For the first time, I saw the faces attached to the statistics. I had seen the evidence of their journey, had even tried to imagine what it might be like to walk all day under the blistering sun. I had caught a glimpse of the end of the first leg of their journey. I imagined them being picked up like pawns on a chessboard and placed back in Mexico, right back at the starting line. I wondered if they’d try again and if they did, if they’d be caught once more and stuck in an endless cycle. And while I’d seen enough to think of the immigrants as human, I knew that I’d only seen snapshots, that I didn’t know the full extent of their suffering and didn’t know any other pieces of their lives. I wondered if I would do the same thing if I hadn’t been born in this country, if I’d walk the world for myself and the people I love, even if it was breaking the laws, to find a place I could call home.

My parents have always taught me that laws are to be followed. Even today as I near my twenties, I am still told to only cross at crosswalks, to stop at all stop signs and red lights and to read every legal document completely and follow it to a T. So it took me a long time to figure out how my parents could excuse these people for breaking the law.

The pursuit of comfort, happiness and safety for one’s family is a universal pursuit.
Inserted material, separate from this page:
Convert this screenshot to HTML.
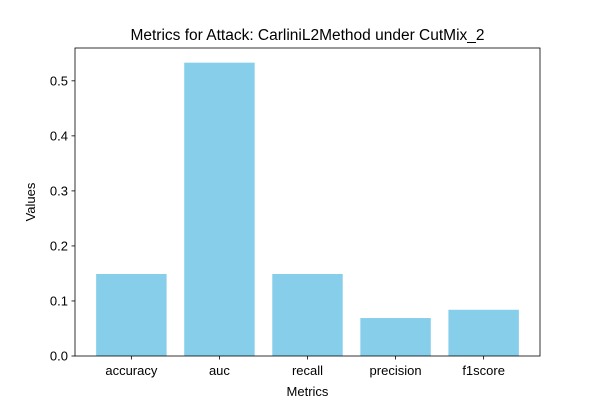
<!DOCTYPE html>
<html><head><meta charset="utf-8"><style>
body{margin:0;background:#fff}
svg{font-family:"Liberation Sans","DejaVu Sans",sans-serif}
</style></head><body>
<svg id="c" width="600" height="400"></svg>
<script>
const categories=["accuracy","auc","recall","precision","f1score"];
const values=[0.149,0.533,0.149,0.069,0.084];
const yTicks=[0.0,0.1,0.2,0.3,0.4,0.5];
const yTickLabels=["0.0","0.1","0.2","0.3","0.4","0.5"];
const L=75,R=540,T=48,B=356;
const xmin=-0.64,xmax=categories.length-1+0.64;
const ymax=Math.max(...values)*1.05;
const x=v=>L+(v-xmin)/(xmax-xmin)*(R-L);
const y=v=>B-v/ymax*(B-T);
const svg=document.getElementById('c');
const NS="http://www.w3.org/2000/svg";
function mk(t,a,txt){const e=document.createElementNS(NS,t);for(const k in a)e.setAttribute(k,a[k]);if(txt!==undefined)e.textContent=txt;svg.appendChild(e);return e;}
const bw=(x(0.8)-x(0));
categories.forEach((c,i)=>{
 const r=mk('rect',{x:x(i)-bw/2,y:y(values[i]),width:bw,height:B-y(values[i]),fill:'#87ceeb'});
 
 
 const tk=mk('line',{x1:x(i),x2:x(i),y1:B,y2:B+3.5,stroke:'#000','stroke-width':0.8});
 
 
 const t=mk('text',{x:x(i),y:B+19,'text-anchor':'middle','font-size':13},c);
 
 
});
yTicks.forEach((v,i)=>{
 const tk=mk('line',{x1:L-3.5,x2:L,y1:y(v),y2:y(v),stroke:'#000','stroke-width':0.8});
 
 
 const t=mk('text',{x:L-7,y:y(v)+4.5,'text-anchor':'end','font-size':13},yTickLabels[i]);
 
 
});
const f=mk('rect',{x:L,y:T,width:R-L,height:B-T,fill:'none',stroke:'#000','stroke-width':0.8});


const ti=mk('text',{x:(L+R)/2,y:40,'text-anchor':'middle','font-size':15.5},'Metrics for Attack: CarliniL2Method under CutMix_2');


const xl=mk('text',{x:(L+R)/2,y:396,'text-anchor':'middle','font-size':13},'Metrics');


const yl=mk('text',{x:35,y:(T+B)/2,'text-anchor':'middle','font-size':13,transform:'rotate(-90 35 '+((T+B)/2)+')'},'Values');


</script>
</body></html>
Before there were countries and states, there were just territories, and before that, there was just land. And while of course, it’s not as simple anymore as letting people come and go between countries as they please, this idea, of one Earth, home to anyone and anything grown from it, is one that in some cases comes before politics and legislation. For me, this was a beginning to an understanding that not everything is black and white. There is a vast and complicated gray area involved with almost every issue.

My dad had told me, back at the ravine in Organ Pipe National Monument that the immigrants were not bad people, but he didn’t have to. I saw it on their faces as we drove by. I didn’t see, the way some people seem to see malice, greed or laziness. All I saw were humans, walking from one side of the Sonoran desert to the other, in the search of a home.